Ce qui est bien possible. Dans un entretien avec EnQuête, le trompettiste Jules Guèye reconnaissait : ‘’Au Sénégal il n’y a pas beaucoup d’instrumentistes leaders. Mais au Japon, en Afrique du Sud, en Europe, on en compte à la pelle. Ce sont des gens qui explosent sur la scène internationale. Ils font des thèmes, des improvisations, etc. et sont suivis par d’autres instrumentistes. C’est important que les instrumentistes sortent de ce petit panier dans lequel on les met. Parce qu’aussi, ce qu’on ne dit pas, c’est que la plupart des compositions musicales sont faites par des instrumentistes. Celui qui en profite, c’est le chanteur’’. Lui, il arrive à s’affranchir de ce diktat parce qu’il considère que la voix est comme la guitare, le piano ou tout autre instrument. ‘’La chanson n’est pas la dominante de ma musique. J’ai fait énormément de musique où il n’y a pas de voix. Juste des musiques instrumentales. Je ne donne pas la priorité à la voix. La voix est un instrument qu’on peut remplacer comme tout autre instrument’’, disait Jules Guèye dans ledit entretien.

L’exemple du Xalam 2, l’orchestra Baobab et Missal

Pianiste et par ailleurs président de l’Association de l’industrie musicale, (AIM) Zeynoul Sow affirme que ‘’ce sont les systèmes de formation musicales qui diffèrent’’. C’est ce qui explique que lui et ses pairs sénégalais sont souvent derrière les chanteurs. En effet, analyse-t-il, ‘’dans des groupes comme Xalam 2, l’orchestra Baobab ou encore Missal, ce sont les instrumentistes qui sont mis en avant parce que c’est le projet de tout un groupe. Quand on dit, par exemple, Youssou Ndour et le Super Etoile, même s’il y a d’excellents instrumentistes dans le Super Etoile, c’est Youssou Ndour qui est mis en avant parce que c’est son projet’’. Un avis que partage le journaliste culturel à Radio Sénégal international (RSI), Alioune Diop.

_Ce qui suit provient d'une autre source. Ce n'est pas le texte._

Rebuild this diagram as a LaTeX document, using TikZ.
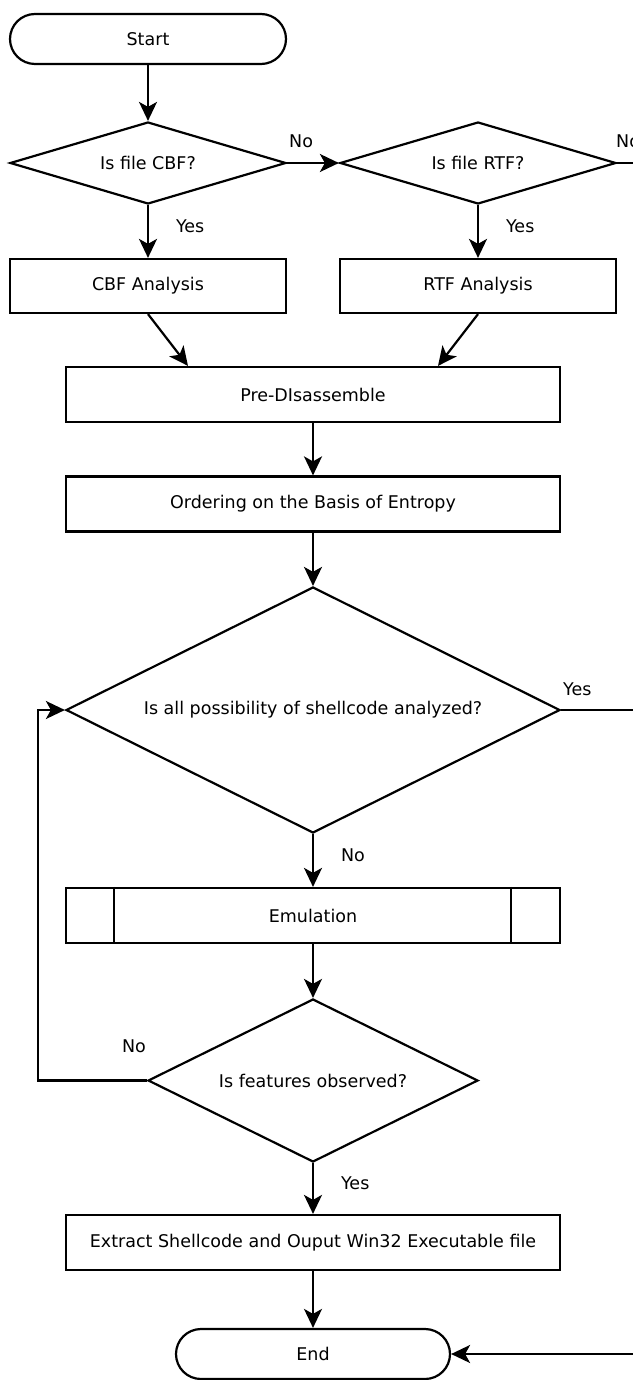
\documentclass[tikz,border=0pt]{standalone}
\usepackage{fontspec}
\setmainfont{DejaVu Sans}
\usepackage{tikz}
\usetikzlibrary{arrows.meta,positioning,shapes.geometric}

\begin{document}
\begin{tikzpicture}
              [x=1pt,y=-1pt,line width=2.2pt,
                every node/.style={font=\fontsize{17.5}{21}\selectfont},
                term/.style={rectangle,draw,rounded corners=25pt,minimum width=276pt,minimum height=50pt},
                proc/.style={rectangle,draw,minimum width=494pt,minimum height=55pt},
                decide/.style={diamond,draw,inner sep=0pt,aspect=2},
                lbl/.style={inner sep=0pt},
                arr/.style={-{Stealth[length=19pt,width=18pt,inset=5pt]}}]
              \useasboundingbox (0,0) rectangle (632,1380);
              \node[term] (start) at (148,39) {Start};
              \node[decide,aspect=3.4,minimum width=276pt,minimum height=82pt] (cbf) at (148,163) {Is file CBF?};
              \node[decide,aspect=3.4,minimum width=276pt,minimum height=82pt] (rtf) at (478,163) {Is file RTF?};
              \node[proc,minimum width=276pt,minimum height=54pt] (cbfa) at (148,286) {CBF Analysis};
              \node[proc,minimum width=276pt,minimum height=54pt] (rtfa) at (478,286) {RTF Analysis};
              \node[proc] (predis) at (313,394.5) {Pre-DIsassemble};
              \node[proc] (order) at (313,504) {Ordering on the Basis of Entropy};
              \node[decide,minimum width=494pt,minimum height=246pt] (allchk) at (313,710) {Is all possibility of shellcode analyzed?};
              \node[proc] (emu) at (313,915.5) {Emulation};
              \node[decide,minimum width=330pt,minimum height=163pt] (feat) at (313,1080.5) {Is features observed?};
              \node[proc] (extract) at (313,1242.5) {Extract Shellcode and Ouput Win32 Executable file};
              \node[term,minimum width=274pt] (end) at (313,1354) {End};
              \coordinate (rtfout) at (645,163);
              \coordinate (yesout) at (645,710);
              \coordinate (endin) at (645,1354);
              % sub-process bars
              \draw ([xshift=49pt]emu.north west) -- ([xshift=49pt]emu.south west);
              \draw ([xshift=-50pt]emu.north east) -- ([xshift=-50pt]emu.south east);
              % flow
              \draw[arr] (start) -- (cbf);
              \draw[arr] (cbf) -- node[lbl,at start,above right=14pt and 1pt] {No} (rtf);
              \draw (rtf) -- node[lbl,at start,above right=14pt and -2pt] {No} (rtfout);
              \draw[arr] (cbf) -- node[lbl,pos=0.4,right=27pt] {Yes} (cbfa);
              \draw[arr] (rtf) -- node[lbl,pos=0.4,right=27pt] {Yes} (rtfa);
              \draw[arr] (cbfa.south) -- ([xshift=-125pt]predis.north);
              \draw[arr] (rtfa.south) -- ([xshift=125pt]predis.north);
              \draw[arr] (predis) -- (order);
              \draw[arr] (order) -- (allchk);
              \draw (allchk) -- node[lbl,at start,above right=13pt and 1pt] {Yes} (yesout);
              \draw[arr] (allchk) -- node[lbl,pos=0.4,right=27pt] {No} (emu);
              \draw[arr] (emu) -- (feat);
              \draw[arr] (feat.west) -- node[lbl,at start,above left=27pt and 0pt] {No} ++(-109,0) |- (allchk.west);
              \draw[arr] (feat) -- node[lbl,pos=0.4,right=27pt] {Yes} (extract);
              \draw[arr] (extract) -- (end);
              \draw[arr] (endin) -- (end);
            \end{tikzpicture}
\end{document}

‘’C’est une question de mentalité. Les chanteurs sont toujours au-devant de la scène. Il n’y a que Lamine Faye, Jules Guèye et dans une moindre mesure Prosper Niang (Ndlr : feu Prosper Niang, ancien membre du groupe Xalam) qui sont arrivés à s’imposer comme leader de groupe. La formation des groupes repose sur une personne et les instrumentistes sont toujours derrière’’, analyse le journaliste de Radio Sénégal. Des explications de ce dernier, il ressort aussi que dans un groupe, c’est le leader vocal qui prend tous les risques, c’est-à-dire la prise en charge des répétitions, le financement de l’album et même les instruments de musique et la sonorisation en général. En sus de cela, c’est son nom qui est mis en avant. ‘’Les noms des groupes ont presque disparu au profit de ceux des leads vocaux’’, renchérit le manager d’artiste et producteur de spectacles Moustapha Goudiaby.

C’est dire donc que le modèle sénégalais est différent des autres modèles. Zeynoul Sow dit : ‘’Ailleurs, comme au Cameroun, des amis forment des quartets ou des quintets. Ils ont des endroits où jouer et c’est aussi leur chance pour percer’’. Par conséquent, il faudrait, selon Alioune Diop, ‘’changer l’aspect juridique des groupes’’. ‘’Cela pourrait peut-être aider à changer les choses’’, pense-t-il. Dans la même veine, il est pour plus de sorties sur le marché de ‘’plages instrumentales’’ comme le fait le trompettiste Jules Guèye. Car, considère le journaliste culturel, ‘’il y a plus de répertoire vocalisé’’.

Loin de toutes ces considérations, Jules Guèye estime qu’être leader relève de la volonté. Il l’avait dit dans le même entretien avec EnQuête. Pour lui, ‘’un orchestre est une petite société. Et quand on a une entreprise, il faut forcément qu’il y ait quelqu’un qui mène la barque. Etant instrumentiste, j’ai toujours cherché à voler de mes propres ailes. Quand tu dis que je suis artiste, on te demandera ce que tu as réalisé. Il faut que tu puisses présenter tes œuvres. Etre artiste, c’est être créatif. Si on crée normalement, on devient son propre leader’’. Aussi, cela permet à ce dernier d’avoir une certaine personnalité. ‘’Moi, j’ai toujours cherché à apporter quelque chose au milieu artistique, raison pour laquelle je crée des choses. Quand je le fais aussi, j’invite des gens. S’ils acceptent de venir jouer avec moi, je suis leader de cette production’’, défendait-il alors. Une position guidée par le fait qu’il  croit qu’il ‘’ne faut pas accepter d’être toujours suiviste pendant toute une carrière’’. C’est pourquoi il suggère à ses collègues ‘’de se démarquer, de chercher à être autonome et à être leader. Il faut montrer qu’on a les capacités de partir et de se faire seul’’.